Aside for non-economists: Why would reductions in income tax rates on corporations and on high-income individuals even be expected, at a theoretical level, to increase real wages? By increasing the incentive to invest in capital. The greater the capital to labor ratio, the higher are real wages.
29:10: Kevin catches Austan’s characterization of the proposed Biden tax hike as an increase in taxes on billionaires. Kevin points out that it would apply to people making over $400K annually. He then expresses optimism that Biden will hold off on raising marginal tax rates, due to the state of the economy.

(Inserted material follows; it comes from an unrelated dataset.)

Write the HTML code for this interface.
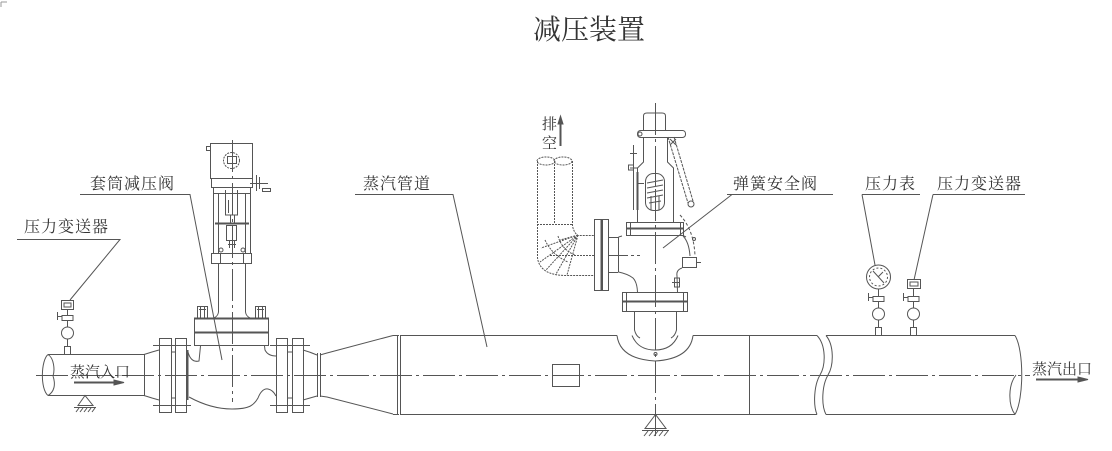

31:00: Here is where Austan gives numbers on increases in real median family income that differ dramatically from Kevin’s data.

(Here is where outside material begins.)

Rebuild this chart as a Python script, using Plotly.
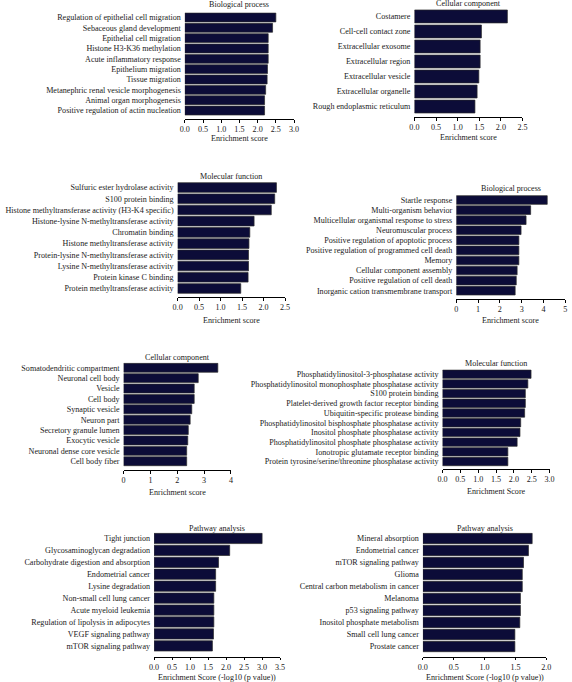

Aside: As a viewer, I was able to type a question on line and I did. We learned near the end from Goda that a number of viewers had asked a similar question and it was this: “You two are disagreeing on actual facts; show us your sources.” I asked Mark Duggan, the SIEPR director, for the source and he sent me the link to the Census data that Kevin had cited. Kevin turned out to be right about the large growth in median family income of families, including black and Hispanic families. I’m still scratching my head about what data Austan had in mind.
32:00: Kevin says that growth in median real family income in the first 3 years of Trump vastly exceeded any 3-year period under Obama.
32:10: Goda lays out the deficit issue nicely and asks about the two candidates’ plans.
In Part 2, I’ll cover the rest of the discussion.
READER COMMENTS
Robert
Sep 29 2020 at 11:36pm
Could someone expand on this a bit for me? Does investing in capital, mean investing in capital goods (i.e., land, machinery, tools, etc)? I don’t understand why that would necessarily lead to higher real wages.
Laron
Sep 30 2020 at 1:08am
The capital goods like machinery increase labor’s productivity, which increases wages. Others can chime in with more detail or to correct me tho.
Robert
Sep 30 2020 at 3:51pm
Thanks Laron. That was kind of what I was assuming was meant in the quote. I don’t know if I fully trust a business to return higher productivity back to workers in the form of higher salaries, but I can see how and why that could happen.
john hare
Sep 30 2020 at 4:55pm
you can attract better people with higher salaries and more motivated people make you more money. cheaping out on wages allows competition to pirate your best, leaving you with the less productive. but first it is necessary to make high enough profits to begin the virtuous cycle.